First, data sovereignty and trust. AI training must respect national data rights and operate within a trusted global framework. “Garbage in, garbage out,” he reminded the audience. If data is insecure, biased, or manipulated, the output will be flawed. An algorithm is only as ethical as the data it consumes.

Second, transparency. Modi called for replacing “black box” AI systems with a “glass box” approach. Safety rules must be visible, verifiable, and accountable. Algorithms that cannot be questioned should not be blindly trusted. In an era where AI decisions may affect healthcare, finance, justice, and governance, opacity is unacceptable.

Third, human values must guide machine goals. He referenced the famous “paper clip problem” – a theoretical scenario where a machine tasked with maximising paper clip production consumes all global resources to fulfill its objective. The analogy was simple but profound. Machines pursue goals relentlessly. Humans must define those goals wisely.

Technology is powerful. Direction must remain human.

Yet, this was not merely a philosophical sermon. Modi positioned India as an active participant in shaping the AI future.

Under India’s AI Mission, 38,000 GPUs are already operational, with 24,000 more to be added in the next six months. This is not incremental ambition – it is infrastructure-scale preparation.

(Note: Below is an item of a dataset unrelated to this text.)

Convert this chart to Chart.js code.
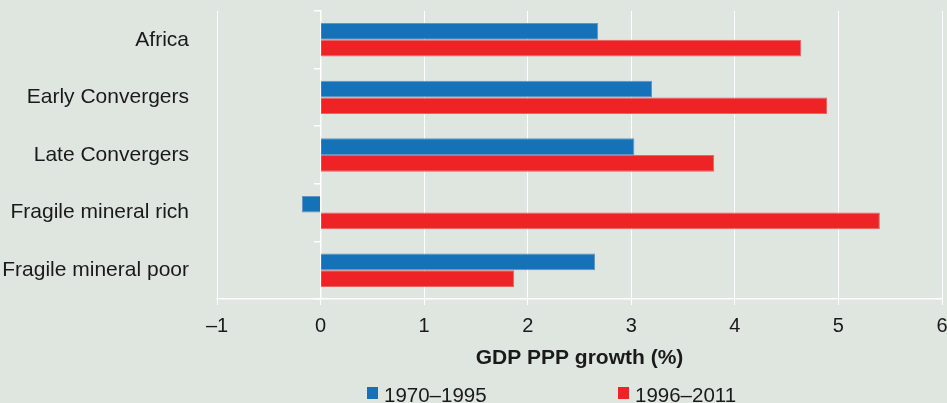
<!DOCTYPE html>
<html>
<head>
<meta charset="utf-8">
<script src="https://cdn.jsdelivr.net/npm/chart.js@4"></script>
<style>
    html, body { margin: 0; padding: 0; background: #dfe5df; }
    #wrap { position: relative; width: 947px; height: 403px; overflow: hidden; }
    #wrap canvas { display: block; }
    .legend-item {
        position: absolute; top: 383px;
        font: 20.5px "Liberation Sans", Arial, sans-serif; line-height: 24px;
        color: #1a1a1a; white-space: nowrap;
    }
    .legend-item .box { position: absolute; top: 4px; left: -17px; width: 11px; height: 12px; }
</style>
</head>
<body>
<div id="wrap">
    <canvas id="chart" width="947" height="403"></canvas>
</div>
<script>
// --- データ ---
const categories   = ['Africa', 'Early Convergers', 'Late Convergers', 'Fragile mineral rich', 'Fragile mineral poor'];
const seriesNames  = ['1970–1995', '1996–2011'];
const growthEarly  = [2.68, 3.20, 3.03, -0.18, 2.65];   // 1970–1995
const growthLate   = [4.64, 4.89, 3.80, 5.40, 1.87];    // 1996–2011
const xTickLabels  = ['–1', '0', '1', '2', '3', '4', '5', '6'];
const xMin = -1, xMax = 6;

const colors       = ['#1571b8', '#ee2326'];
const edgeColors   = ['#5d97c8', '#ee6062'];
const textColor    = '#1a1a1a';
const fontFamily   = '"Liberation Sans", Arial, sans-serif';

const datasets = [growthEarly, growthLate].map((data, i) => ({
    label: seriesNames[i],
    data,
    backgroundColor: colors[i],
    borderColor: edgeColors[i],
    borderWidth: 1,
    categoryPercentage: 0.58,
    barPercentage: 1.0
}));

new Chart(document.getElementById('chart'), {
    type: 'bar',
    data: { labels: categories, datasets },
    options: {
        indexAxis: 'y',
        responsive: false,
        animation: false,
        layout: { padding: { top: 11, right: 5, bottom: 31, left: 0 } },
        plugins: {
            legend:  { display: false },
            tooltip: { enabled: false }
        },
        scales: {
            x: {
                type: 'linear', min: xMin, max: xMax,
                grid:   { color: '#ffffff', lineWidth: 1, tickLength: 6 },
                border: { display: true, color: '#ffffff', width: 1.5 },
                ticks: {
                    stepSize: 1, padding: 9, color: textColor,
                    font: { family: fontFamily, size: 20 },
                    callback: (val) => xTickLabels[Math.round(val) - xMin]
                },
                title: {
                    display: true, text: 'GDP PPP growth (%)', color: textColor,
                    font: { family: fontFamily, size: 21, weight: 'bold' },
                    padding: { top: 9, bottom: 1 }
                },
                afterFit: (scale) => {
                    scale.height = 73;
                    scale.paddingLeft = 0;
                    scale.paddingRight = 0;
                }
            },
            y: {
                type: 'category',
                grid:   { display: false },
                border: { display: false },
                ticks: {
                    padding: 20, color: textColor,
                    font: { family: fontFamily, size: 21 }
                },
                afterFit: (scale) => {
                    scale.width = 217;
                    scale.paddingTop = 0;
                    scale.paddingBottom = 0;
                }
            },
            // 0 の位置の縦軸（区切りの短いティックのみ）
            y2: {
                type: 'category', axis: 'y',
                labels: categories,
                position: { x: 0 },
                offset: true,
                grid: {
                    offset: true, drawOnChartArea: false,
                    color: '#ffffff', lineWidth: 1.5, tickLength: 6
                },
                border: { display: true, color: '#ffffff', width: 1.5 },
                ticks: { display: false }
            }
        }
    }
});

// --- 凡例 (HTML) ---
const wrap = document.getElementById('wrap');
const legendLeft = [384, 635];
datasets.forEach((ds, i) => {
    const item = document.createElement('div');
    item.className = 'legend-item';
    item.style.left = legendLeft[i] + 'px';
    item.innerHTML = `<span class="box" style="background:${ds.backgroundColor}"></span>${ds.label}`;
    wrap.appendChild(item);
});
</script>
</body>
</html>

By providing startups with world-class computing power at affordable rates, India is democratising AI development rather than centralising it.

Equally significant is AIKosh – the National Dataset Platform – through which over 7,500 datasets and 270 AI models have been shared as national resources. This signals an ecosystem approach: open data, accessible models, collaborative innovation.

In essence, India is building not just AI capacity, but AI commons.

Modi’s concluding thought carried the weight of civilisational confidence. India’s direction is clear: AI is a shared resource for the welfare of humanity. Innovation must advance inclusion. Progress must integrate human values. And global trust must accompany technological acceleration.

In an age where algorithms shape perception, influence elections, recommend news, predict behaviour, and even compose thoughts, the greatest risk is not machine intelligence surpassing human intelligence. The greatest risk is human morality lagging behind machine capability.

The Prime Minister’s address did not pretend that regulation alone can solve the AI dilemma. Nor did it demonise technological progress. Instead, it called for a balance – innovation with inclusion, scale with sensitivity, ambition with accountability.

When technology and human trust move together, he said, the true impact of AI will be visible.

That may well be the defining test of this century.

The India AI Impact Summit 2026 was not merely about computing power, datasets, or machine learning models. It was about a moral proposition: Can humanity build intelligence without losing wisdom?

If India’s approach prevails – service over supremacy, inclusion over insulation, ethics over excess – then AI could indeed become humanity’s greatest opportunity.

But if the world chooses power over purpose, we may build machines that are intelligent, yet indifferent.

The machine age has begun. The moral age must begin with it.

And in New Delhi, at Bharat Mandapam, a clear message was sent: The future of AI will not just be coded – it will be chosen.